Meta希望发布一个完全开放的模型供大家研究使用，于是训练了Open Pre-trained Transformer (OPT)，与GPT-3一样大。抛去模型的细节，我们主要关注的是在训练中遇到的工程问题：训练不稳定。
All in all, working around infrastructure issues has dominated the last two weeks of the team's time, given that these hardware issues can take the experiment down for hours at any time of the day.
Since the sleepless night of Thanksgiving break, this past week has been filled with gradient overflow errors / loss scale hitting the minimum threshold (which was put in place to avoid underflowing) which also causes training to grind to a halt. We restarted from previous checkpoints a couple of times, and found that occasionally training would get a bit further (~100 or more steps) before hitting the same issue again.
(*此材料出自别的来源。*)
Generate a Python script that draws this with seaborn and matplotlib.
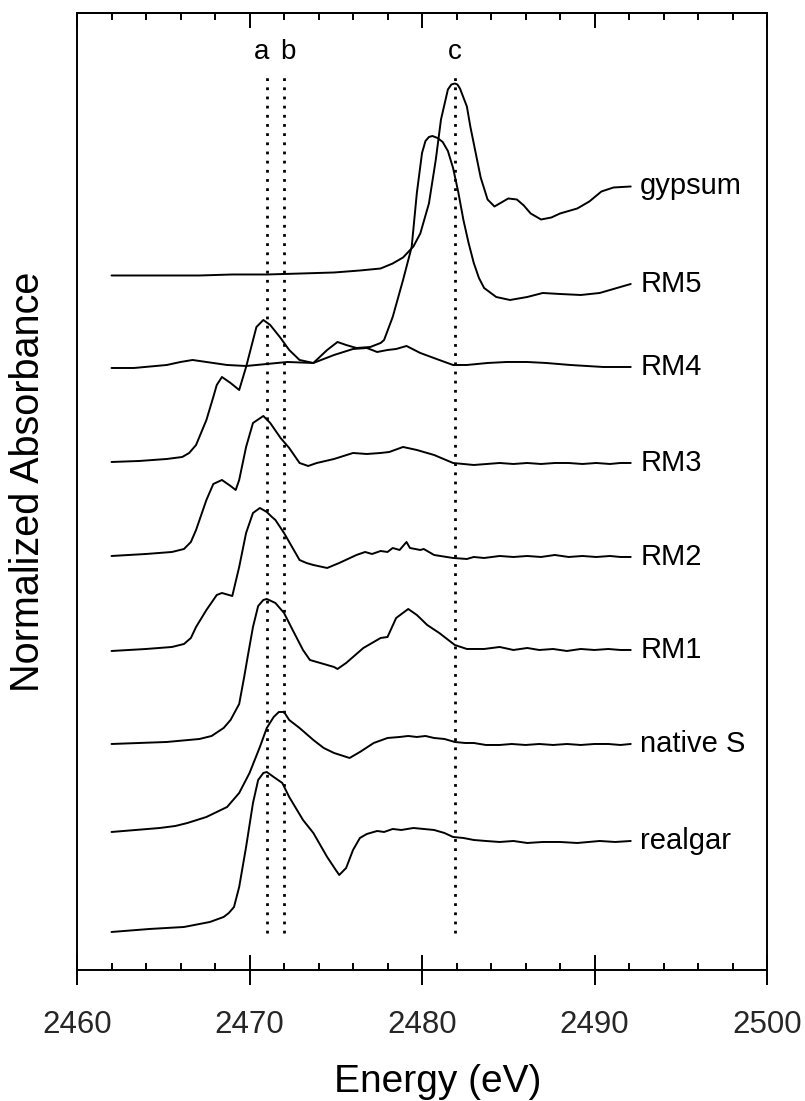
import matplotlib
matplotlib.use("Agg")
import matplotlib.pyplot as plt
import numpy as np
import pandas as pd
import seaborn as sns
from matplotlib.ticker import MultipleLocator

# S K-edge XANES: energies (eV) and normalized absorbance for each spectrum
realgar_e = [2462.0, 2464.2, 2466.2, 2467.7, 2468.5, 2468.8, 2469.1, 2469.4, 2469.8, 2470.2,
             2470.5, 2470.8, 2471.0, 2471.4, 2471.9, 2472.3, 2473.1, 2473.7, 2474.5, 2475.0,
             2475.2, 2475.6, 2476.0, 2476.4, 2476.8, 2477.4, 2477.8, 2478.3, 2478.8, 2479.5,
             2480.1, 2480.7, 2481.3, 2481.8, 2482.4, 2483.0, 2483.7, 2484.5, 2485.3, 2486.1,
             2487.0, 2488.0, 2489.0, 2490.3, 2491.2, 2492.1]
realgar_mu = [-0.02, 0.01, 0.03, 0.08, 0.13, 0.17, 0.23, 0.43, 0.83, 1.27,
              1.50, 1.57, 1.58, 1.53, 1.47, 1.33, 1.10, 0.97, 0.73, 0.60,
              0.55, 0.62, 0.80, 0.92, 0.96, 0.99, 0.98, 1.01, 1.00, 1.02,
              1.01, 1.00, 0.97, 0.93, 0.92, 0.90, 0.89, 0.88, 0.89, 0.87,
              0.88, 0.88, 0.87, 0.89, 0.88, 0.89]

natives_e = [2462.0, 2463.4, 2464.8, 2465.7, 2466.4, 2467.5, 2468.7, 2469.4, 2470.0, 2470.6,
             2471.0, 2471.4, 2471.7, 2472.0, 2472.3, 2472.9, 2473.7, 2474.3, 2474.9, 2475.8,
             2476.4, 2477.2, 2478.0, 2478.7, 2479.2, 2479.7, 2480.2, 2480.7, 2481.3, 2481.9,
             2482.5, 2483.0, 2483.7, 2484.5, 2485.2, 2486.0, 2486.8, 2487.6, 2488.4, 2489.2,
             2490.0, 2490.8, 2491.5, 2492.1]
natives_mu = [0.00, 0.02, 0.04, 0.06, 0.09, 0.15, 0.25, 0.39, 0.59, 0.85,
              1.04, 1.15, 1.20, 1.20, 1.12, 1.04, 0.92, 0.84, 0.79, 0.74,
              0.80, 0.89, 0.94, 0.95, 0.96, 0.95, 0.96, 0.94, 0.93, 0.90,
              0.89, 0.89, 0.87, 0.87, 0.88, 0.87, 0.88, 0.87, 0.88, 0.87,
              0.88, 0.88, 0.87, 0.88]

rm1_e = [2462.0, 2463.6, 2465.2, 2467.1, 2467.8, 2468.5, 2468.9, 2469.4, 2469.7, 2469.9,
         2470.2, 2470.5, 2470.8, 2471.0, 2471.5, 2472.0, 2472.5, 2473.1, 2473.5, 2474.3,
         2474.9, 2475.1, 2475.6, 2476.6, 2477.6, 2478.0, 2478.5, 2479.2, 2479.7, 2480.3,
         2481.0, 2481.9, 2482.6, 2483.6, 2484.5, 2485.3, 2486.1, 2486.8, 2487.6, 2488.4,
         2489.2, 2490.0, 2490.8, 2491.5, 2492.1]
rm1_mu = [0.00, 0.01, 0.02, 0.05, 0.08, 0.16, 0.24, 0.40, 0.68, 0.88,
          1.17, 1.38, 1.44, 1.45, 1.41, 1.31, 1.14, 0.94, 0.84, 0.80,
          0.77, 0.75, 0.81, 0.96, 1.06, 1.07, 1.26, 1.35, 1.29, 1.19,
          1.11, 0.99, 0.95, 0.95, 0.97, 0.94, 0.96, 0.94, 0.95, 0.93,
          0.95, 0.94, 0.95, 0.94, 0.94]

rm2_e = [2462.0, 2464.0, 2465.5, 2466.2, 2466.6, 2466.9, 2467.5, 2468.1, 2468.4, 2469.0,
         2469.4, 2469.8, 2470.2, 2470.6, 2471.0, 2471.3, 2471.5, 2472.0, 2472.9, 2473.3,
         2473.7, 2474.5, 2475.2, 2476.2, 2476.7, 2477.1, 2477.6, 2478.0, 2478.3, 2478.7,
         2479.1, 2479.3, 2479.9, 2480.1, 2480.7, 2481.8, 2482.6, 2483.0, 2483.6, 2484.5,
         2485.3, 2486.1, 2486.9, 2487.7, 2488.5, 2489.3, 2490.1, 2490.9, 2491.5, 2492.1]
rm2_mu = [0.00, 0.02, 0.04, 0.07, 0.13, 0.24, 0.41, 0.56, 0.58, 0.55,
          0.84, 1.18, 1.38, 1.43, 1.39, 1.34, 1.31, 1.18, 0.91, 0.88,
          0.86, 0.83, 0.88, 0.96, 0.99, 0.97, 1.00, 0.99, 1.03, 1.01,
          1.09, 1.03, 1.01, 1.02, 0.96, 0.93, 0.92, 0.94, 0.93, 0.95,
          0.94, 0.95, 0.94, 0.96, 0.94, 0.95, 0.94, 0.95, 0.94, 0.94]

rm3_e = [2462.0, 2464.0, 2465.5, 2466.2, 2466.6, 2466.9, 2467.5, 2467.9, 2468.4, 2468.9,
         2469.2, 2469.4, 2469.8, 2470.2, 2470.8, 2471.2, 2471.8, 2472.3, 2472.9, 2473.4,
         2473.9, 2474.9, 2476.0, 2476.8, 2477.6, 2478.1, 2478.9, 2479.7, 2480.7, 2481.8,
         2483.0, 2484.5, 2485.3, 2486.1, 2486.9, 2487.7, 2488.5, 2489.3, 2490.1, 2490.9,
         2491.5, 2492.1]
rm3_mu = [0.00, 0.02, 0.04, 0.07, 0.14, 0.26, 0.56, 0.72, 0.76, 0.70,
          0.66, 0.76, 1.09, 1.33, 1.40, 1.33, 1.18, 1.08, 0.93, 0.90,
          0.93, 0.97, 1.03, 1.02, 1.03, 1.04, 1.09, 1.06, 1.01, 0.93,
          0.91, 0.93, 0.92, 0.93, 0.92, 0.93, 0.93, 0.92, 0.93, 0.92,
          0.93, 0.93]

rm4_e = [2462.0, 2463.6, 2465.2, 2466.1, 2466.5, 2466.9, 2467.5, 2467.9, 2468.1, 2468.4,
         2468.9, 2469.4, 2469.8, 2470.4, 2470.8, 2471.2, 2471.8, 2472.3, 2472.9, 2473.7,
         2474.9, 2476.0, 2476.8, 2477.4, 2478.0, 2478.5, 2479.1, 2479.9, 2481.0, 2481.8,
         2482.6, 2483.8, 2484.9, 2486.1, 2487.2, 2488.6, 2490.5, 2492.1]
rm4_mu = [0.00, 0.01, 0.03, 0.05, 0.09, 0.17, 0.42, 0.65, 0.77, 0.85,
          0.79, 0.72, 0.95, 1.35, 1.42, 1.37, 1.24, 1.12, 1.02, 0.99,
          1.07, 1.13, 1.14, 1.10, 1.12, 1.13, 1.16, 1.09, 1.02, 0.97,
          0.97, 0.99, 1.00, 1.00, 0.99, 0.97, 0.95, 0.95]

rm5_e = [2462.0, 2463.3, 2465.2, 2466.0, 2466.7, 2467.5, 2468.7, 2469.8, 2471.0, 2472.2,
         2473.7, 2474.5, 2475.1, 2475.6, 2476.2, 2477.0, 2477.6, 2477.8, 2478.3, 2478.9,
         2479.4, 2479.7, 2480.0, 2480.2, 2480.4, 2480.6, 2480.9, 2481.2, 2481.5, 2481.8,
         2482.1, 2482.4, 2482.7, 2483.0, 2483.3, 2483.6, 2484.3, 2485.1, 2486.1, 2487.0,
         2488.0, 2489.2, 2490.3, 2491.3, 2492.1]
rm5_mu = [0.00, 0.00, 0.03, 0.06, 0.08, 0.06, 0.03, 0.02, 0.04, 0.06,
          0.05, 0.18, 0.26, 0.23, 0.20, 0.21, 0.25, 0.28, 0.51, 0.88,
          1.21, 1.75, 2.15, 2.27, 2.31, 2.32, 2.30, 2.26, 2.17, 2.00,
          1.76, 1.48, 1.25, 1.05, 0.90, 0.80, 0.71, 0.68, 0.71, 0.75,
          0.74, 0.73, 0.75, 0.80, 0.84]

gypsum_e = [2462.0, 2465.0, 2467.1, 2469.0, 2471.0, 2473.0, 2474.9, 2476.4, 2477.6, 2478.3,
            2478.9, 2479.5, 2479.9, 2480.4, 2480.8, 2481.1, 2481.5, 2481.7, 2481.9, 2482.05,
            2482.2, 2482.6, 2482.8, 2483.0, 2483.4, 2483.8, 2484.2, 2484.5, 2485.0, 2485.5,
            2485.9, 2486.3, 2486.9, 2487.5, 2488.0, 2489.0, 2489.7, 2490.4, 2491.1, 2492.1]
gypsum_mu = [0.00, 0.00, 0.00, 0.01, 0.01, 0.02, 0.03, 0.05, 0.07, 0.12,
             0.18, 0.29, 0.42, 0.72, 1.16, 1.56, 1.86, 1.91, 1.92, 1.91,
             1.87, 1.69, 1.49, 1.32, 0.98, 0.76, 0.69, 0.72, 0.77, 0.76,
             0.70, 0.62, 0.56, 0.58, 0.62, 0.67, 0.74, 0.84, 0.88, 0.89]

samples = ["realgar", "native S", "RM1", "RM2", "RM3", "RM4", "RM5", "gypsum"]
energies = [realgar_e, natives_e, rm1_e, rm2_e, rm3_e, rm4_e, rm5_e, gypsum_e]
absorbances = [realgar_mu, natives_mu, rm1_mu, rm2_mu, rm3_mu, rm4_mu, rm5_mu, gypsum_mu]
# vertical stacking offsets of the spectra
offsets = [0.40, 1.38, 2.26, 3.19, 4.14, 5.08, 6.02, 6.945]

# reference features marked with dotted lines
feature_energies = [2471.0, 2472.0, 2481.9]
feature_labels = ["a", "b", "c"]
feature_label_x = [2470.7, 2472.25, 2481.9]

frames = []
for name, e, mu, off in zip(samples, energies, absorbances, offsets):
    frames.append(pd.DataFrame({"energy": e, "stacked": np.asarray(mu) + off, "sample": name}))
df = pd.concat(frames, ignore_index=True)

sns.set_theme(style="white")
plt.rcParams["font.family"] = ["Liberation Sans", "DejaVu Sans"]

fig = plt.figure(figsize=(8.05, 11.01), dpi=100)
ax = fig.add_axes([0.0957, 0.1190, 0.8571, 0.8692])

sns.lineplot(data=df, x="energy", y="stacked", hue="sample",
             palette={s: "black" for s in samples}, estimator=None, sort=False,
             legend=False, linewidth=1.4, ax=ax)

ax.vlines(feature_energies, 0.37, 8.97, colors="black", linewidth=2.0,
          linestyles=[(0, (1, 2.3))])
for lx, lab in zip(feature_label_x, feature_labels):
    ax.text(lx, 9.11, lab, fontsize=20, ha="center", va="baseline", color="black")

for name, mu, off in zip(samples, absorbances, offsets):
    ax.text(2492.65, mu[-1] + off, name, fontsize=21, ha="left", va="center", color="black")

ax.set_xlim(2460, 2500)
ax.set_ylim(0, 9.57)
ax.set_yticks([])
ax.xaxis.set_major_locator(MultipleLocator(10))
ax.xaxis.set_minor_locator(MultipleLocator(2))
ax.tick_params(axis="x", which="major", direction="inout", length=21.6, width=1.4,
               labelsize=22.5, pad=18, color="black", bottom=True)
ax.tick_params(axis="x", which="minor", direction="in", length=5, width=1.4,
               color="black", bottom=True)

top = ax.secondary_xaxis("top")
top.xaxis.set_major_locator(MultipleLocator(10))
top.xaxis.set_minor_locator(MultipleLocator(2))
top.tick_params(which="major", direction="in", length=10.5, width=1.4, labeltop=False, color="black")
top.tick_params(which="minor", direction="in", length=5, width=1.4, color="black")
top.spines["top"].set_linewidth(1.4)
top.spines["top"].set_color("black")

for sp in ax.spines.values():
    sp.set_color("black")
    sp.set_linewidth(1.4)
    sp.set_visible(True)

ax.set_xlabel("Energy (eV)", fontsize=28, color="black")
ax.xaxis.set_label_coords(0.522, -0.098)
ax.set_ylabel("Normalized Absorbance", fontsize=28.5, color="black")
ax.yaxis.set_label_coords(-0.043, 0.51)

fig.savefig("out.png", dpi=100)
Other subsets of the Pile were eliminated as we found they increased the risk of instabilities, as measured by tendency to cause spikes in gradient norms at the 1.3B scale.
Google在去年4月初也发布了一个巨大的模型 Pathways Language Model (PaLM)，540B。其中专门有一节讲training instability：
For the largest model, we observed spikes in the loss roughly 20 times during training, despite the fact that gradient clipping was enabled. These spikes occurred at highly irregular intervals, sometimes happening late into training, and were not observed when training the smaller models. Due to the cost of training the largest model, we were not able to determine a principled strategy to mitigate these spikes.
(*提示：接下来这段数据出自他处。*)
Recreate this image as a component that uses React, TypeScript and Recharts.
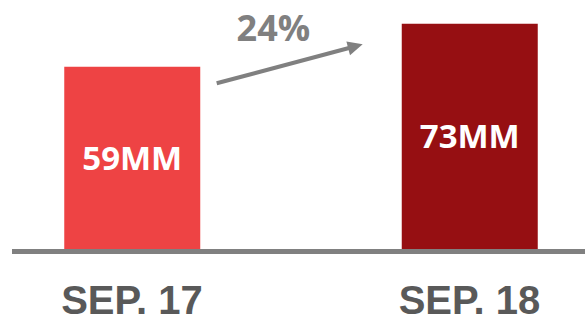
import { BarChart, Bar, XAxis, YAxis, LabelList, Cell } from "recharts";

const periods = ["SEP. 17", "SEP. 18"];
const users = [59, 73];
const valueLabels = ["59MM", "73MM"];
const barColors = ["#EE4344", "#960F12"];
const growthLabel = "24%";

const data = periods.map((p, i) => ({ period: p, value: users[i], label: valueLabels[i] }));

const PeriodTick = (props: any) => {
  const { x, y, payload } = props;
  return (
    <text
      x={x}
      y={y + 62}
      textAnchor="middle"
      fill="#595959"
      fontFamily="'Liberation Sans', Arial, sans-serif"
      fontWeight="bold"
      fontSize={40}
    >
      {payload.value}
    </text>
  );
};

export default function App() {
  return (
    <div
      style={{
        position: "absolute",
        left: 0,
        top: 0,
        width: 585,
        height: 318,
        overflow: "hidden",
        background: "#fff",
      }}
    >
      <BarChart
        width={585}
        height={318}
        data={data}
        margin={{ top: 23.4, right: 0, left: 12, bottom: 0 }}
        barCategoryGap={0}
      >
        <XAxis
          dataKey="period"
          height={66.5}
          padding={{ left: -48.75, right: -53.25 }}
          axisLine={{ stroke: "#808080", strokeWidth: 5 }}
          tickLine={false}
          tickSize={0}
          tickMargin={0}
          tick={<PeriodTick />}
          interval={0}
        />
        <YAxis hide domain={[-0.81, 73]} allowDataOverflow />
        <Bar dataKey="value" barSize={136} isAnimationActive={false}>
          {data.map((d, i) => (
            <Cell key={d.period} fill={barColors[i]} />
          ))}
          <LabelList
            dataKey="label"
            position="center"
            fill="#fff"
            fontFamily="'Open Sans', sans-serif"
            fontWeight="bold"
            fontSize={33}
          />
        </Bar>
      </BarChart>
      {/* growth annotation */}
      <svg
        width={585}
        height={318}
        style={{ position: "absolute", left: 0, top: 0, pointerEvents: "none" }}
      >
        <line x1={216.7} y1={83.3} x2={349} y2={48} stroke="#808080" strokeWidth={4} />
        <polygon points="362.7,44.3 350,55.2 346.4,41.4" fill="#808080" />
        <text
          x={273.4}
          y={40.7}
          textAnchor="middle"
          fill="#808080"
          fontFamily="'Open Sans', sans-serif"
          fontWeight="bold"
          fontSize={36}
        >
          {growthLabel}
        </text>
      </svg>
    </div>
  );
}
Instead, we found that a simple strategy to effectively mitigate the issue: We re-started training from a checkpoint roughly 100 steps before the spike started, and skipped roughly 200-500 data batches, which cover the batches that were seen before and during the spike. With this mitigation, the loss did not spike again at the same point.
This implies that spikes only occur due to the combination of specic data batches with a particular model parameter state.
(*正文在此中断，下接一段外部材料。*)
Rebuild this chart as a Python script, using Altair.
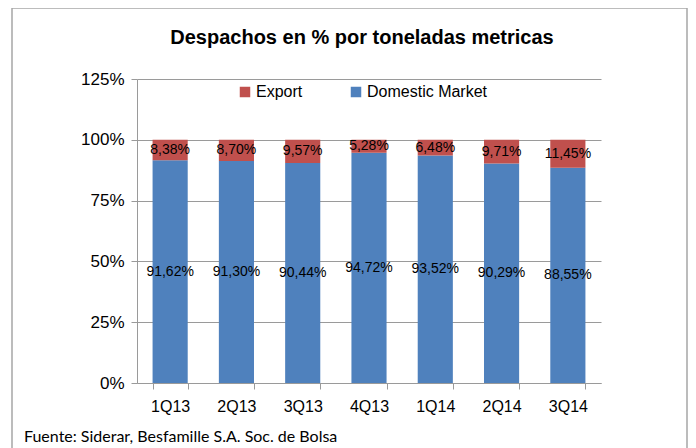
import altair as alt
import pandas as pd

quarters = ["1Q13", "2Q13", "3Q13", "4Q13", "1Q14", "2Q14", "3Q14"]
domestic = [91.62, 91.30, 90.44, 94.72, 93.52, 90.29, 88.55]
export = [8.38, 8.70, 9.57, 5.28, 6.48, 9.71, 11.45]
series = ["Export", "Domestic Market"]
colors = ["#C0504D", "#4F81BD"]
y_ticks = [0, 25, 50, 75, 100, 125]
title_text = ["Despachos en % por toneladas metricas"]
footer_text = ["Fuente: Siderar, Besfamille S.A. Soc. de Bolsa"]

rows = []
for q, d, e in zip(quarters, domestic, export):
    rows.append({"q": q, "serie": "Domestic Market", "value": d, "ord": 0})
    rows.append({"q": q, "serie": "Export", "value": e, "ord": 1})
df = pd.DataFrame(rows)

FONT = "Liberation Sans, Arial"
GRAY = "#9a9a9a"

base = alt.Chart(df).transform_calculate(
    label="replace(format(datum.value, '.2f'), '.', ',') + '%'"
)

x_enc = alt.X(
    "q:N", sort=quarters, title=None,
    scale=alt.Scale(paddingInner=0.47, paddingOuter=0.235),
    axis=alt.Axis(labelAngle=0, labelFont=FONT, labelFontSize=16, labelColor="#000",
                  labelPadding=9, tickBand="extent", tickSize=6, tickColor=GRAY,
                  domainColor=GRAY, grid=False),
)
y_enc = alt.Y(
    "value:Q", stack="zero", title=None,
    scale=alt.Scale(domain=[0, 125], nice=False),
    axis=alt.Axis(values=y_ticks, labelExpr="datum.value + '%'", labelFont=FONT,
                  labelFontSize=17, labelColor="#000", labelPadding=7,
                  tickSize=6, tickColor=GRAY, domainColor=GRAY,
                  gridColor=GRAY, gridWidth=1),
)

bars = base.mark_bar().encode(
    x=x_enc,
    y=y_enc,
    color=alt.Color(
        "serie:N",
        scale=alt.Scale(domain=series, range=colors),
        legend=alt.Legend(title=None, orient="none", legendX=100, legendY=5,
                          direction="horizontal", symbolType="square", symbolSize=110,
                          symbolStrokeWidth=0, labelFont=FONT, labelFontSize=16,
                          labelColor="#000", labelOffset=3, columnPadding=45),
    ),
    order=alt.Order("ord:Q"),
)

labels = base.mark_text(font=FONT, fontSize=14, color="#000").encode(
    x=alt.X("q:N", sort=quarters),
    y=alt.Y("value:Q", stack="zero", bandPosition=0.5),
    text="label:N",
    order=alt.Order("ord:Q"),
)

border = alt.Chart(pd.DataFrame({"a": [0]})).mark_rect(
    fill=None, stroke="#a6a6a6", strokeWidth=1.5
).encode(x=alt.value(-125), x2=alt.value(550), y=alt.value(-71), y2=alt.value(420))

title = alt.Chart(pd.DataFrame({"t": title_text})).mark_text(
    align="center", baseline="middle", font=FONT, fontSize=20, fontWeight="bold", color="#000"
).encode(x=alt.value(225), y=alt.value(-41), text="t:N")

footer = alt.Chart(pd.DataFrame({"t": footer_text})).mark_text(
    align="left", baseline="middle", font="Lato, Liberation Sans", fontSize=16, color="#000"
).encode(x=alt.value(-113), y=alt.value(358), text="t:N")

chart = alt.layer(border, bars, labels, title, footer).properties(
    width=464, height=304,
    autosize=alt.AutoSizeParams(type="none"),
    padding={"left": 129, "top": 71, "right": 87, "bottom": 65},
).configure_view(stroke=None)

chart.save("out.html", embed_options={"renderer": "svg", "actions": False})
We observe some instability issues when training the 10B-sized model. The training loss could suddenly increase in one batch then falls down. This loss spike, when happening frequently, would deteriorate the model weights and slows down the convergence. We mitigate this issue by re-starting the training from a checkpoint roughly 100 steps before the spike happened, then skipping the following 200 data batches. We also find it helps to reduce the learning rate and reset the dynamic loss scale.